=== Working data ===

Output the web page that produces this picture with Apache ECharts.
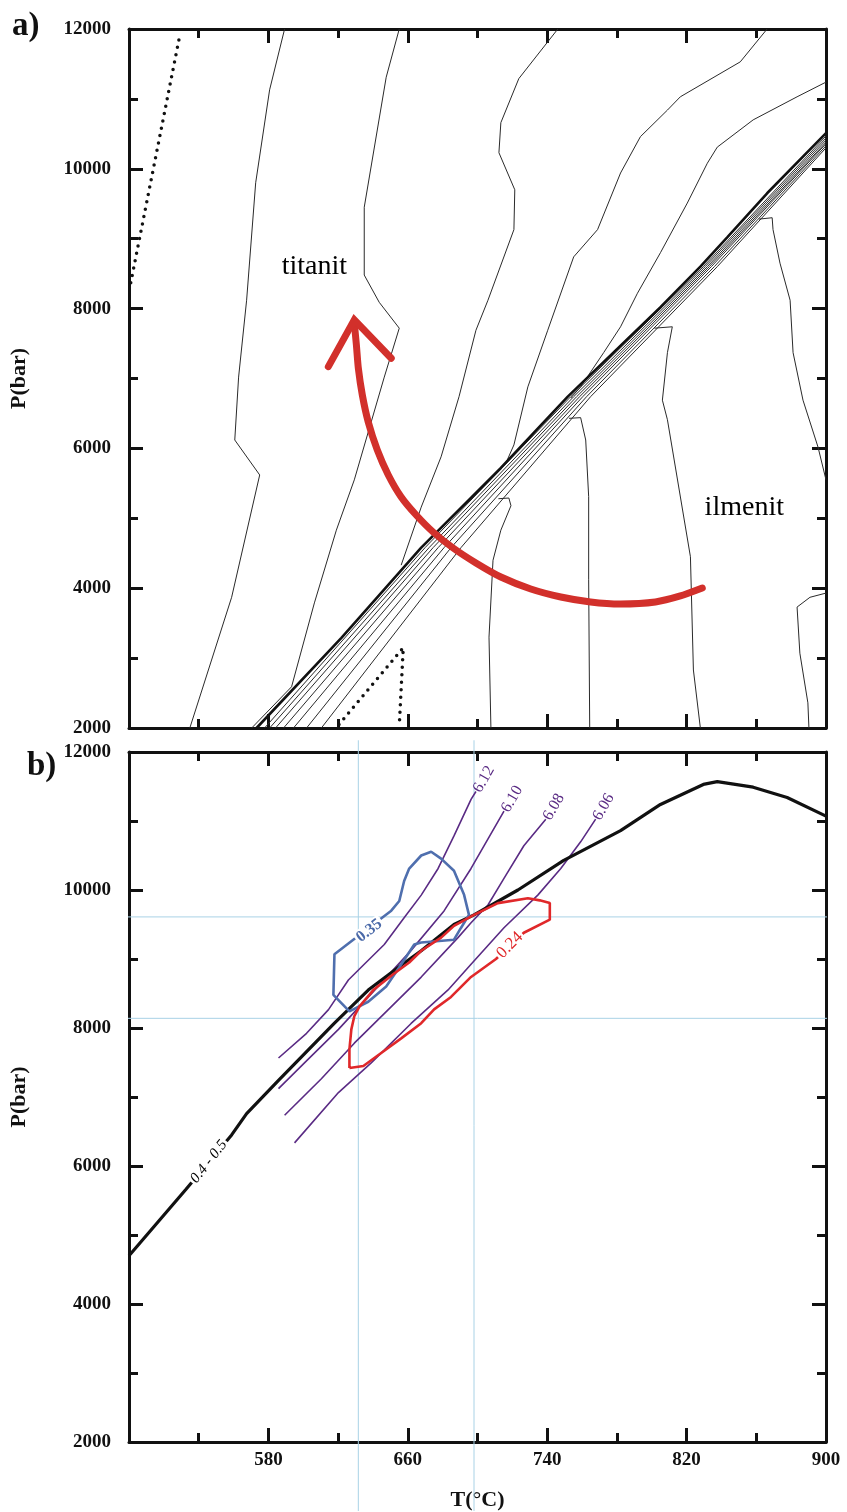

===
=== Working data ===

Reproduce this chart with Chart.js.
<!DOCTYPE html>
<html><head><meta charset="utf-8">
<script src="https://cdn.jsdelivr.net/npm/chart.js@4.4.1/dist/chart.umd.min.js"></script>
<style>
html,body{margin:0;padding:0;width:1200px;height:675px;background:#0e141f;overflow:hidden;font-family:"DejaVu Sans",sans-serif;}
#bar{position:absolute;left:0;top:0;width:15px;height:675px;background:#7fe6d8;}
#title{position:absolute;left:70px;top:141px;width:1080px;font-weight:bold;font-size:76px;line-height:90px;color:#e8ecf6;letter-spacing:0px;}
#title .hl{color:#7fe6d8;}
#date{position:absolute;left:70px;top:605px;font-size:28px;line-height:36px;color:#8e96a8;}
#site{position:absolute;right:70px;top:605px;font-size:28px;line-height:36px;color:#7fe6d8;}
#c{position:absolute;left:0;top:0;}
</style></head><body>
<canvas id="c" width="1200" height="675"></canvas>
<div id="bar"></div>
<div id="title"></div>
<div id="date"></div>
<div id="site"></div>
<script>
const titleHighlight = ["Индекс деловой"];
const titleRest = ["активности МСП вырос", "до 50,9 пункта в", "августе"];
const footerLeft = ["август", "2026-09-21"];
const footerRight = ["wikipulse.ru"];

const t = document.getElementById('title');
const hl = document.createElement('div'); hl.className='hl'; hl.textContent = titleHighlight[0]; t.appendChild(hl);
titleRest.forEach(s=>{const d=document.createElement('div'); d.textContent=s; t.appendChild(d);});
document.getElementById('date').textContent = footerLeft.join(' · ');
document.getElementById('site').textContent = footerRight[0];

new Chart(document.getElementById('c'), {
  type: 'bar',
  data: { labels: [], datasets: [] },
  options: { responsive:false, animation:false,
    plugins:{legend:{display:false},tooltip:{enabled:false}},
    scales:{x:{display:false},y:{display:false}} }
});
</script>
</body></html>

===

What you will do
Return exactly the lines above from the line that has "Reproduce this chart with Chart.js." through the line that has "document.getElementById('site').textContent = footerRight[0];", inclusive, and nothing else.

Solution below
Reproduce this chart with Chart.js.
<!DOCTYPE html>
<html><head><meta charset="utf-8">
<script src="https://cdn.jsdelivr.net/npm/chart.js@4.4.1/dist/chart.umd.min.js"></script>
<style>
html,body{margin:0;padding:0;width:1200px;height:675px;background:#0e141f;overflow:hidden;font-family:"DejaVu Sans",sans-serif;}
#bar{position:absolute;left:0;top:0;width:15px;height:675px;background:#7fe6d8;}
#title{position:absolute;left:70px;top:141px;width:1080px;font-weight:bold;font-size:76px;line-height:90px;color:#e8ecf6;letter-spacing:0px;}
#title .hl{color:#7fe6d8;}
#date{position:absolute;left:70px;top:605px;font-size:28px;line-height:36px;color:#8e96a8;}
#site{position:absolute;right:70px;top:605px;font-size:28px;line-height:36px;color:#7fe6d8;}
#c{position:absolute;left:0;top:0;}
</style></head><body>
<canvas id="c" width="1200" height="675"></canvas>
<div id="bar"></div>
<div id="title"></div>
<div id="date"></div>
<div id="site"></div>
<script>
const titleHighlight = ["Индекс деловой"];
const titleRest = ["активности МСП вырос", "до 50,9 пункта в", "августе"];
const footerLeft = ["август", "2026-09-21"];
const footerRight = ["wikipulse.ru"];

const t = document.getElementById('title');
const hl = document.createElement('div'); hl.className='hl'; hl.textContent = titleHighlight[0]; t.appendChild(hl);
titleRest.forEach(s=>{const d=document.createElement('div'); d.textContent=s; t.appendChild(d);});
document.getElementById('date').textContent = footerLeft.join(' · ');
document.getElementById('site').textContent = footerRight[0];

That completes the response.